Injury By Intoxication

Employee intoxication may bar recovery of worker’s compensation benefits if it gives rise to abandonment of employment duties by virtue of physical or mental inability to perform duties. This rule is far from an absolute employer defense. It is best illustrated by comparison of the following two examples.

In one case, an intoxicated salesman who fell out of his car was found to be physically and mentally incapable of performing his employment duties. The salesman’s intoxication constituted a disqualifying fact since he was unable to work and thus his injury could not arise from his employment.

In another case, an intoxicated coal driver fell out of his seat as he drove his wagon in the course of performing his employment duties. Here, the driver’s intoxication did not constitute a disqualifying act since the driver was not too intoxicated to actually drive the wagon in the course of his duties. The court explained that compensation should not be denied on the basis of employee intoxication unless the employee is so intoxicated that he is physically or mentally unable to perform his employment duties, because under such a scenario, the injury could not have occurred within the scope of employment.

Contrary to the above rationale, Texas precludes the recovery of benefits under all scenarios where an employee is intoxicated at the time of injury. The rule blindly denies benefits even where intoxication does not cause the injury. For example, the rule bars recovery where an intoxicated factory worker is electrocuted by faulty machinery despite the fact that the same injury would result even if he were not intoxicated.

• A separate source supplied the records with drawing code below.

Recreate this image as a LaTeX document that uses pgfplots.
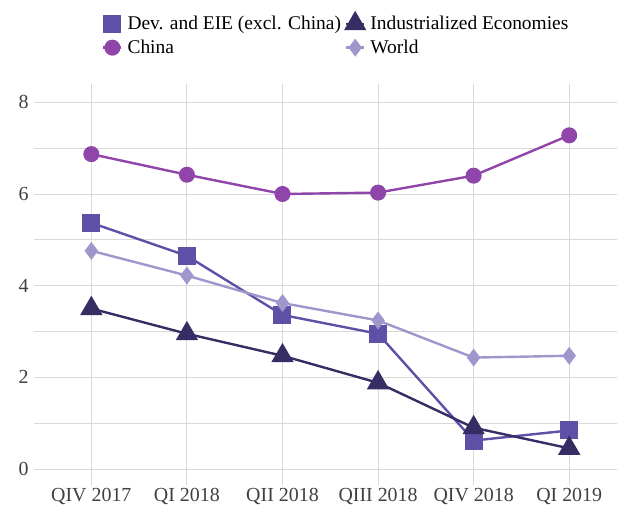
\documentclass[border=0pt]{standalone}
\usepackage{pgfplots}
\pgfplotsset{compat=1.18}
\usepackage{fontspec}
\setmainfont{Liberation Serif}
\definecolor{cDev}{HTML}{5E50A6}
\definecolor{cChina}{HTML}{8F45AA}
\definecolor{cInd}{HTML}{372C63}
\definecolor{cWorld}{HTML}{9F96CC}
\definecolor{gridc}{HTML}{D9D9D9}
\definecolor{tickc}{HTML}{404040}
\begin{document}
\begin{tikzpicture}[x=1bp,y=1bp]
\begin{axis}[
  scale only axis,
  width=583bp, height=401bp,
  xmin=-0.6, xmax=5.5,
  ymin=-0.35, ymax=8.4,
  axis line style={draw=none},
  xtick={0,1,2,3,4,5},
  xticklabels={QIV 2017,QI 2018,QII 2018,QIII 2018,QIV 2018,QI 2019},
  ytick={0,2,4,6,8},
  minor ytick={1,3,5,7},
  major tick length=0pt, minor tick length=0pt,
  xmajorgrids, ymajorgrids, yminorgrids,
  grid style={gridc, line width=0.9bp},
  minor grid style={gridc, line width=0.9bp},
  tick label style={font=\fontsize{20}{23}\selectfont, text=tickc},
  /pgf/number format/assume math mode=true,
  yticklabel style={xshift=-2bp},
  legend columns=2,
  legend style={draw=none, fill=none, font=\fontsize{19.5}{22}\selectfont,
    inner sep=0pt,
    at={(axis description cs:0.1166,1.177)}, anchor=north west,
    /tikz/every odd column/.append style={column sep=3bp},
    /tikz/every even column/.append style={column sep=2bp},
    row sep=5bp},
  legend cell align=left,
  legend image code/.code={\draw[mark repeat=2,mark phase=2] plot coordinates {(0bp,0bp) (9bp,0bp) (18bp,0bp)};},
  every axis plot/.append style={line width=2.4bp},
]
\addplot[color=cDev, mark=square*, mark size=7.8bp, mark options={solid}] coordinates {
  (0,5.37) (1,4.65) (2,3.36) (3,2.95) (4,0.62) (5,0.84)};
\addlegendentry{Dev. and EIE (excl. China)}
\addplot[color=cInd, mark=triangle*, mark size=10.5bp] coordinates {
  (0,3.50) (1,2.95) (2,2.47) (3,1.88) (4,0.90) (5,0.45)};
\addlegendentry{Industrialized Economies}
\addplot[color=cChina, mark=*, mark size=6.8bp] coordinates {
  (0,6.87) (1,6.42) (2,6.00) (3,6.03) (4,6.40) (5,7.28)};
\addlegendentry{China}
\addplot[color=cWorld, mark=diamond*, mark size=7bp] coordinates {
  (0,4.76) (1,4.22) (2,3.62) (3,3.24) (4,2.43) (5,2.47)};
\addlegendentry{World}
\end{axis}
\pgfresetboundingbox
\useasboundingbox (-34bp,-27bp) rectangle (583bp,485bp);
\end{tikzpicture}
\end{document}
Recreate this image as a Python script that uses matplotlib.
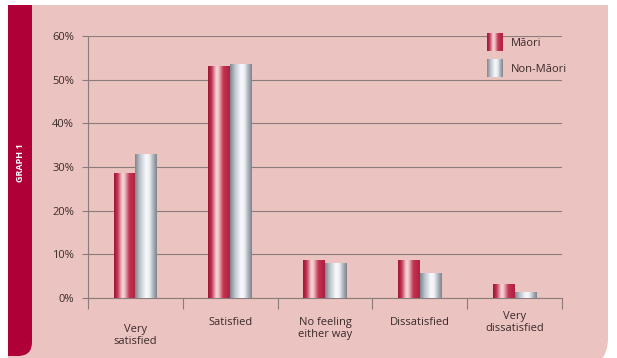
import numpy as np
import matplotlib
matplotlib.use('Agg')
import matplotlib.pyplot as plt
from matplotlib.colors import LinearSegmentedColormap
from matplotlib.patches import FancyBboxPatch, Rectangle

categories = ['Very\nsatisfied', 'Satisfied', 'No feeling\neither way', 'Dissatisfied', 'Very\ndissatisfied']
maori = [28.5, 53.0, 8.5, 8.5, 3.0]
non_maori = [32.8, 53.5, 7.9, 5.5, 1.2]
series_names = ['M\u0101ori', 'Non-M\u0101ori']
yticks = [0, 10, 20, 30, 40, 50, 60]

plt.rcParams['font.family'] = ['Open Sans', 'DejaVu Sans']

bg = '#ebc3c0'
red = '#b00038'
grid_c = '#8c7b7b'
text_c = '#3a2a2a'

# cylinder style shading across each bar
red_cmap = LinearSegmentedColormap.from_list('red', [
    (0.0, '#9e1536'), (0.15, '#c0304f'), (0.38, '#f4d6d8'),
    (0.48, '#f0c8cc'), (0.7, '#c23451'), (1.0, '#b0203f')])
grey_cmap = LinearSegmentedColormap.from_list('grey', [
    (0.0, '#7d858f'), (0.2, '#b9c0c8'), (0.5, '#f8fafc'),
    (0.65, '#eef1f4'), (0.85, '#a9b0b8'), (1.0, '#7c838b')])

fig = plt.figure(figsize=(6.17, 3.58), dpi=100)
fig.patch.set_facecolor('white')

W, H = 617.0, 358.0


def fig_rect(x0, y0, x1, y1, color, rounded=0):
    # pixel coords, y measured from the top
    kw = dict(transform=fig.transFigure, facecolor=color, edgecolor='none', zorder=-5)
    if rounded:
        p = FancyBboxPatch((x0 / W, 1 - y1 / H), (x1 - x0) / W, (y1 - y0) / H,
                           boxstyle=f'round,pad=0,rounding_size={rounded / W}',
                           mutation_aspect=W / H, **kw)
    else:
        p = Rectangle((x0 / W, 1 - y1 / H), (x1 - x0) / W, (y1 - y0) / H, **kw)
    fig.patches.append(p)


# pink panel, rounded only at the bottom right
fig_rect(8, 5, 608, 200, bg)
fig_rect(8, 100, 608, 368, bg, rounded=30)
fig_rect(8, 100, 100, 368, bg)
# red side strip, rounded at its bottom right
fig_rect(8, 5, 32, 340, red)
fig_rect(8, 200, 32, 356, red, rounded=14)
fig_rect(8, 200, 20, 356, red)
fig.text(21 / W, 1 - 163 / H, 'GRAPH 1', rotation=90, color='white', fontsize=6.5,
         fontweight='bold', ha='center', va='center')

ax = fig.add_axes([88 / W, 1 - 298 / H, (562 - 88) / W, (298 - 36) / H])
ax.set_facecolor('none')

x = np.arange(len(categories))
bw = 0.23
b1 = ax.bar(x - bw / 2, maori, bw, color='none', edgecolor='none')
b2 = ax.bar(x + bw / 2, non_maori, bw, color='none', edgecolor='none')
grad = np.linspace(0, 1, 64).reshape(1, -1)
for bars, cmap in [(b1, red_cmap), (b2, grey_cmap)]:
    for r in bars:
        x0, w, h = r.get_x(), r.get_width(), r.get_height()
        ax.imshow(grad, cmap=cmap, aspect='auto', extent=(x0, x0 + w, 0, h),
                  interpolation='bicubic', zorder=3)

ax.set_xlim(-0.5, len(categories) - 0.5)
ax.set_ylim(0, 60)
ax.set_yticks(yticks)
ax.set_yticklabels([f'{t}%' for t in yticks], color=text_c, fontsize=8)
ax.yaxis.grid(True, color=grid_c, linewidth=0.8)
ax.set_axisbelow(True)
ax.tick_params(axis='y', length=4, color=grid_c, width=0.8, pad=6)
ax.set_xticks(np.arange(len(categories) + 1) - 0.5)
ax.set_xticklabels([])
ax.tick_params(axis='x', length=8, color=grid_c, width=0.8)
for s in ['top', 'right']:
    ax.spines[s].set_visible(False)
for s in ['left', 'bottom']:
    ax.spines[s].set_color(grid_c)
    ax.spines[s].set_linewidth(0.8)

label_y = [-8.5, -5.5, -7.0, -5.5, -5.6]
for i, lab in enumerate(categories):
    ax.text(i, label_y[i], lab, ha='center', va='center', fontsize=8,
            color=text_c, linespacing=1.15, clip_on=False)

# legend
for k, (name, cmap) in enumerate(zip(series_names, [red_cmap, grey_cmap])):
    top = 33 + k * 26
    lax = fig.add_axes([487 / W, 1 - (top + 18) / H, 16 / W, 18 / H])
    lax.imshow(grad, cmap=cmap, aspect='auto', interpolation='bicubic')
    lax.axis('off')
    fig.text(511 / W, 1 - (top + 10) / H, name, fontsize=8, color=text_c,
             va='center', ha='left')

fig.savefig('out.png', dpi=100, facecolor='white')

The Texas rule is contrary to the rationale of worker’s compensation law generally. In most circumstances, intoxication is punishable by a small fine or a night in jail. However, under Texas law, intoxication without other fault may result in a claimant’s disqualification that might otherwise entitle him to benefits. An average member of the community would pay a small fine for his intoxication, but an employee must pay a huge penalty equal to his worker’s compensation benefits. Texas rule is punitive in nature and incongruent with the worker’s compensation paradigm.